School exclusion 2 new"My son Paul has always been a bit cheeky and sometimes got into trouble, but I never thought it would amount to anything serious. I had a few phone calls from the school about various things but I couldn't afford to take time off work to go to see his teachers. To be honest, I also wasn’t that keen on going back into school to get another telling off, this time for being a bad parent.

Then one day, I was putting Paul’s clothes in the wash, and found a letter in the pocket. It was addressed to me, from the school, saying that there had been a number of 'incidents' and asking me to make an appointment to come in for a meeting. It mentioned the possibility of exclusion. I was so upset that Paul was in serious trouble and he hadn’t even given me the letter. He had always been easily distracted, but I knew he wouldn't do anything seriously wrong. I couldn't bear the thought of him being chucked out of school, especially if it wasn't his fault.

I met his Head of Year. She told me that most of the teachers liked Paul, but were finding his behaviour increasingly difficult. He had become friends with a group of boys in his year who were ‘cool’, but whose behaviour was disruptive: they, with Paul, were causing problems in classes, and were bunking off school.

Dealing with the school

If you think things are beginning to go wrong with your child, don’t just wait, hoping they’ll get better – get in touch with the school straight away. You will probably be feeling stressed about the situation, and may feel that teachers aren’t doing enough for your child, but you should treat them politely. Emotions can run high, but it won’t help you or your child if you shout at or intimidate teachers.

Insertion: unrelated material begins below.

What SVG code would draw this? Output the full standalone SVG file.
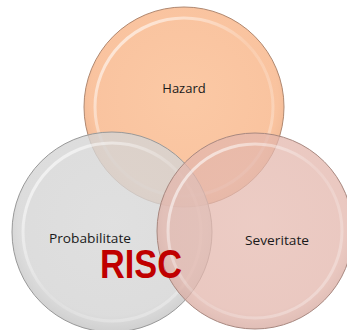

If parents behave really badly, the Head can withdraw their right to enter the school. However, pupils cannot be excluded from school because of their parent’s behaviour.

What happened to Paul?

When I met Paul's teacher we agreed on a plan to help Paul. I would talk to him and let him know that I knew what was happening and that I, and the school, wanted to help him. We agreed that I would make sure he was ready for school in the morning and that time was put aside each night for homework. For the rest of the term, teachers would send home weekly reports about his behaviour, and would be sure to praise him for making an effort and working well. The teacher also suggested that an older pupil might mentor him or that some of his class-mates might look out for him, helping him to distance himself from the disruptive boys in his year.

When I talked to Paul, I was surprised to find that he was feeling really stressed and anxious about the situation. He knew he was behaving badly but couldn’t think of a way out. He needed me and his teachers to lay down the law a bit! I can’t say it’s all been plain sailing since, and he still mucks about sometimes, but I feel that because we acted quickly, we stopped the problem becoming far worse. One of those boys is now out of the school, and I see him just hanging around, not doing anything with his life – I hate to think that Paul could have gone the same way.”